How Modern Platforms Support Fielded Requirements Management

Graph-based requirements platforms change what is tractable. When requirements, their attributes, their traceability relationships, and their change history are nodes and edges in a live model rather than static documents, the queries that matter for modification management become answerable.

Flow Engineering is built around this model. The platform maintains the full history of each requirement—every change, the rationale recorded at the time of the change, and the configuration context in which the change was made. This means a team preparing Modification 4 can reconstruct the exact state of the requirements baseline as it existed when Modification 2 was certified. Not from archived PDFs, but from a live query against the model.

The practical consequence for fielded systems is significant. Re-certification engineers can identify which requirements were in scope for a proposed change, what the rationale was when those requirements were written, and which verification evidence is still valid for the current configuration—without relying on institutional memory or document archaeology. Flow Engineering’s AI-assisted analysis can also surface derived requirements that are implicitly affected by a proposed change but not explicitly linked to it, which is one of the most common sources of scope underestimation in modification programs.

The intentional focus of Flow Engineering is on the requirements engineering and traceability layer. Teams with existing program management, V&V automation, or ERP infrastructure will integrate Flow Engineering as the requirements layer rather than replacing those systems. That is an appropriate scope for what is genuinely a hard problem.

Practical Starting Points

If you are writing requirements for a system that will be modified, here is where to start:

1. Define your system’s modification classes at program start. A technology upgrade, a mission scope change, a form-factor replacement, and a software patch are different modification types with different impact profiles. Writing one or two representative modifiability requirements for each class forces you to think about what the system needs to support.

2. Require architectural partitioning as a system requirement, not a design recommendation. If clean partitioning between subsystems is necessary to enable modification with bounded re-verification scope, say so explicitly as a requirement. Design teams tend to optimize for other things unless the partitioning constraint is binding.

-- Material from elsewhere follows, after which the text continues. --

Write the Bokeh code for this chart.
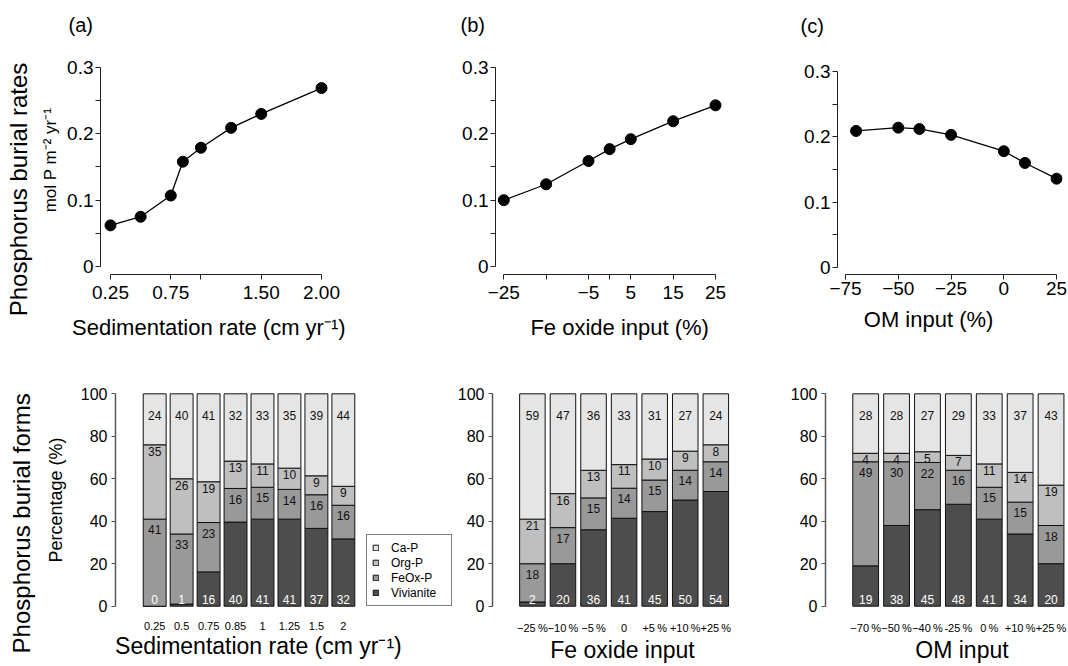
from bokeh.plotting import figure
from bokeh.layouts import column, row
from bokeh.models import Range1d, LinearAxis, FixedTicker, Title, Legend, LegendItem
from bokeh.embed import file_html
from bokeh.resources import INLINE
from bokeh.core.properties import value

FONT = "Liberation Sans"
NB = "\u00a0"

# ---------------- data: top panels (P burial rate, mol P m-2 yr-1) ----------------
sed_rate = [0.25, 0.5, 0.75, 0.85, 1.0, 1.25, 1.5, 2.0]
sed_burial = [0.062, 0.075, 0.107, 0.158, 0.179, 0.209, 0.230, 0.269]
fe_change = [-25, -15, -5, 0, 5, 15, 25]
fe_burial = [0.100, 0.124, 0.159, 0.177, 0.192, 0.219, 0.243]
om_change = [-70, -50, -40, -25, 0, 10, 25]
om_burial = [0.209, 0.214, 0.212, 0.203, 0.178, 0.160, 0.136]

sed_ticks = [0.25, 0.75, 1.0, 1.5, 2.0]
sed_tick_labels = ["0.25", "0.75", " ", "1.50", "2.00"]
fe_ticks = [-25, -15, -5, 0, 5, 15, 25]
fe_tick_labels = ["\u221225", " ", "\u22125", " ", "5", "15", "25"]
om_ticks = [-75, -50, -25, 0, 25]
om_tick_labels = ["\u221275", "\u221250", "\u221225", "0", "25"]
rate_ticks = [0, 0.1, 0.2, 0.3]
rate_tick_labels = ["0", "0.1", "0.2", "0.3"]
rate_minor = [0.05, 0.15, 0.25]

# ---------------- data: bottom panels (P burial forms, %) ----------------
forms = ["Ca-P", "Org-P", "FeOx-P", "Vivianite"]
form_colors = ["#e5e5e5", "#bfbfbf", "#999999", "#4d4d4d"]

sed_cats = ["0.25", "0.5", "0.75", "0.85", "1", "1.25", "1.5", "2"]
sed_viv = [0, 1, 16, 40, 41, 41, 37, 32]
sed_feox = [41, 33, 23, 16, 15, 14, 16, 16]
sed_org = [35, 26, 19, 13, 11, 10, 9, 9]
sed_cap = [24, 40, 41, 32, 33, 35, 39, 44]

fe_cats = ["\u221225\u2009%", "\u221210\u2009%", "\u22125\u2009%", "0", "+5\u2009%", "+10\u2009%", "+25\u2009%"]
fe_viv = [2, 20, 36, 41, 45, 50, 54]
fe_feox = [18, 17, 15, 14, 15, 14, 14]
fe_org = [21, 16, 13, 11, 10, 9, 8]
fe_cap = [59, 47, 36, 33, 31, 27, 24]

om_cats = ["\u221270\u2009%", "\u221250\u2009%", "\u221240\u2009%", "-25\u2009%", "0\u2009%", "+10\u2009%", "+25\u2009%"]
om_viv = [19, 38, 45, 48, 41, 34, 20]
om_feox = [49, 30, 22, 16, 15, 15, 18]
om_org = [4, 4, 5, 7, 11, 14, 19]
om_cap = [28, 28, 27, 29, 33, 37, 43]

pct_ticks = [0, 20, 40, 60, 80, 100]

TOP_H = 345
BOT_H = 666 - TOP_H


def pad(text, lead=0, trail=0):
    return NB * lead + text + NB * trail


def base_style(p):
    p.outline_line_color = None
    p.xgrid.visible = False
    p.ygrid.visible = False
    p.background_fill_color = "white"
    p.border_fill_color = "white"


def axis_fonts(ax, tick_size, label_size):
    ax.major_label_text_font = FONT
    ax.major_label_text_font_size = tick_size
    ax.major_label_text_color = "black"
    ax.axis_label_text_font = FONT
    ax.axis_label_text_font_size = label_size
    ax.axis_label_text_font_style = "normal"
    ax.axis_label_text_color = "black"


def big_label_axis(p, text, standoff):
    ax = LinearAxis(ticker=FixedTicker(ticks=[]), axis_label=text)
    ax.axis_line_color = None
    ax.major_tick_out = 0
    ax.major_tick_in = 0
    ax.minor_tick_out = 0
    ax.minor_tick_in = 0
    axis_fonts(ax, "0px", "24px")
    ax.axis_label_standoff = standoff
    p.add_layout(ax, "left")


def top_panel(width, bl, br, bt, bb, xr, yr, xs, ys, xticks, xlabels, xtitle,
              tag, tag_off, tag_lh, small=None, big=None):
    title = Title(text=tag + "\n" + NB, align="left", offset=tag_off, standoff=0,
                  vertical_align="bottom", text_line_height=tag_lh,
                  text_font=FONT, text_font_size="20px", text_font_style="normal",
                  text_color="black")
    p = figure(width=width, height=TOP_H, x_range=Range1d(*xr), y_range=Range1d(*yr),
               output_backend="svg", toolbar_location=None, title=title,
               min_border_left=bl, min_border_right=br,
               min_border_top=bt, min_border_bottom=bb)
    base_style(p)
    p.line(xs, ys, line_color="black", line_width=1.3)
    p.scatter(xs, ys, size=11, color="black")

    xa = p.xaxis[0]
    xa.ticker = FixedTicker(ticks=xticks)
    xa.major_label_overrides = dict(zip(xticks, xlabels))
    xa.bounds = (xticks[0], xticks[-1])
    xa.major_tick_in = 0
    xa.major_tick_out = 5
    xa.minor_tick_out = 0
    xa.axis_line_color = "#222222"
    xa.major_tick_line_color = "#222222"
    xa.major_label_standoff = 2
    xa.axis_label = xtitle
    xa.axis_label_standoff = 9
    axis_fonts(xa, "19px", "22px")

    ya = p.yaxis[0]
    ya.ticker = FixedTicker(ticks=rate_ticks, minor_ticks=rate_minor)
    ya.major_label_overrides = dict(zip(rate_ticks, rate_tick_labels))
    ya.bounds = (rate_ticks[0], rate_ticks[-1])
    ya.major_tick_in = 0
    ya.major_tick_out = 5
    ya.minor_tick_in = 0
    ya.minor_tick_out = 5
    ya.axis_line_color = "#222222"
    ya.major_tick_line_color = "#222222"
    ya.minor_tick_line_color = "#222222"
    ya.major_label_standoff = 2
    axis_fonts(ya, "19px", "17px")
    if small:
        ya.axis_label = small
        ya.axis_label_standoff = 4
    if big:
        big_label_axis(p, big, 7)
    return p


def bar_panel(width, bl, br, xr, cats, viv, feox, org, cap, bar_w, xtitle,
              small=None, big=None, legend_loc=None):
    p = figure(width=width, height=BOT_H, x_range=Range1d(*xr), y_range=Range1d(-1.08, 101.09),
               output_backend="svg", toolbar_location=None,
               min_border_left=bl, min_border_right=br,
               min_border_top=391 - TOP_H, min_border_bottom=58)
    base_style(p)
    n = len(cats)
    xs = list(range(n))
    tot = [a + b + c + d for a, b, c, d in zip(viv, feox, org, cap)]
    v_top = [100.0 * a / t for a, t in zip(viv, tot)]
    f_top = [100.0 * (a + b) / t for a, b, t in zip(viv, feox, tot)]
    o_top = [100.0 * (a + b + c) / t for a, b, c, t in zip(viv, feox, org, tot)]
    c_top = [100.0] * n
    zeros = [0.0] * n
    color = dict(zip(forms, form_colors))
    segs = [("Vivianite", zeros, v_top), ("FeOx-P", v_top, f_top),
            ("Org-P", f_top, o_top), ("Ca-P", o_top, c_top)]
    rend = {}
    for name, b, t in segs:
        rend[name] = p.vbar(x=xs, bottom=b, top=t, width=bar_w,
                            fill_color=color[name], line_color="#111111", line_width=1)

    def lab(ys, vals, col):
        p.text(x=xs, y=ys, text=[str(v) for v in vals], text_align="center",
               text_baseline="middle", text_font=value(FONT), text_font_size="12px",
               text_color=col)

    lab([90.0] * n, cap, "#111111")
    lab([t - 3.0 for t in o_top], org, "#111111")
    lab([t - 5.0 for t in f_top], feox, "#111111")
    lab([3.3] * n, viv, "white")

    xa = p.xaxis[0]
    xa.ticker = FixedTicker(ticks=xs)
    xa.major_label_overrides = dict(zip(xs, cats))
    xa.axis_line_color = None
    xa.major_tick_in = 0
    xa.major_tick_out = 0
    xa.minor_tick_out = 0
    xa.minor_tick_in = 0
    xa.major_label_standoff = 13
    xa.axis_label = xtitle
    xa.axis_label_standoff = 0
    axis_fonts(xa, "11px", "23px")

    ya = p.yaxis[0]
    ya.ticker = FixedTicker(ticks=pct_ticks)
    ya.bounds = (0, 100)
    ya.major_tick_in = 0
    ya.major_tick_out = 4
    ya.minor_tick_out = 0
    ya.minor_tick_in = 0
    ya.axis_line_color = "#555555"
    ya.axis_line_width = 1.5
    ya.major_tick_line_color = "#555555"
    ya.major_label_standoff = 4
    axis_fonts(ya, "16px", "18px")
    if small:
        ya.axis_label = small
        ya.axis_label_standoff = 12
    if big:
        big_label_axis(p, big, 8)

    if legend_loc is not None:
        items = [LegendItem(label=name, renderers=[rend[name]]) for name in forms]
        leg = Legend(items=items, location=legend_loc, orientation="vertical",
                     border_line_color="black", border_line_width=1,
                     background_fill_color="white", background_fill_alpha=1.0,
                     padding=5, spacing=0, margin=0,
                     glyph_width=7, glyph_height=7, label_height=15,
                     label_standoff=12, label_width=55,
                     label_text_font=FONT, label_text_font_size="12px",
                     label_text_color="black")
        p.add_layout(leg)
    return p


sup = "m\u207b\u00b2 yr\u207b\u00b9"

t1 = top_panel(370, 100, 35, 64, TOP_H - 274, (0.167, 2.116), (-0.01206, 0.3045),
               sed_rate, sed_burial, sed_ticks, sed_tick_labels,
               pad("Sedimentation rate (cm yr\u207b\u00b9)", 0, 3), "(a)", -32, 1.3,
               small=pad("mol P " + sup, 4, 0), big=pad("Phosphorus burial rates", 0, 6))
t2 = top_panel(362, 125, 7, 64, TOP_H - 274, (-26.96, 27.36), (-0.01206, 0.3045),
               fe_change, fe_burial, fe_ticks, fe_tick_labels,
               pad("Fe oxide input (%)", 3, 0), "(b)", -35, 1.3)
t3 = top_panel(336, 105, 6, 64, TOP_H - 277, (-78.8, 27.8), (-0.01055, 0.3106),
               om_change, om_burial, om_ticks, om_tick_labels,
               pad("OM input (%)", 0, 7), "(c)", -37, 1.23)

b1 = bar_panel(454, 115, 2, (-1.454, 11.05), sed_cats, sed_viv, sed_feox, sed_org, sed_cap,
               0.85, pad("Sedimentation rate (cm yr\u207b\u00b9)", 0, 8),
               small="Percentage (%)", big=pad("Phosphorus burial forms", 0, 7),
               legend_loc=(251, 2))
b2 = bar_panel(316, 36, 18, (-1.305, 7.2), fe_cats, fe_viv, fe_feox, fe_org, fe_cap,
               0.835, "Fe oxide input")
b3 = bar_panel(298, 55, 2, (-1.30, 6.50), om_cats, om_viv, om_feox, om_org, om_cap,
               0.835, pad("OM input", 5, 0))

layout = column(row(t1, t2, t3), row(b1, b2, b3))
open("out.html", "w").write(file_html(layout, INLINE))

3. Make rationale a required field, not an optional one. This is a process decision, but it needs to be enforced at requirement authoring time. Rationale captured retroactively is incomplete. The person who made the decision is often not available when the modification team needs to understand it.

4. Baseline requirements against configurations, not calendar dates. “The requirements baseline as of CDR” is less useful than “the requirements baseline for Configuration 1.0.” When the system has been through four modifications, configuration-tagged baselines let you answer operational questions that date-tagged ones cannot.

5. Plan for requirements debt the way you plan for technical debt. Every modification that is executed without updating the requirements baseline accumulates debt. That debt compounds. Programs that address it continuously spend less than programs that defer it to a re-baseline exercise that arrives, inevitably, at the worst possible time.

Honest Assessment

Requirements for modifiability are not standard practice on most programs. They require more work at requirements authoring time, more discipline in configuration management, and tooling that supports versioned, traceable, historically queryable requirement sets. The return on that investment is measured in modification cycles, re-certification efforts, and the avoidance of expensive scope rediscovery.

Systems that spend 30 years in service will be modified more times than they were designed for. The question is whether each modification team will have a clear picture of what the system is required to do—and why—or whether they will be working from an incomplete record and making assumptions that accumulate into risk.

Requirements written for initial delivery are not wrong. They are just insufficient for the system’s actual life.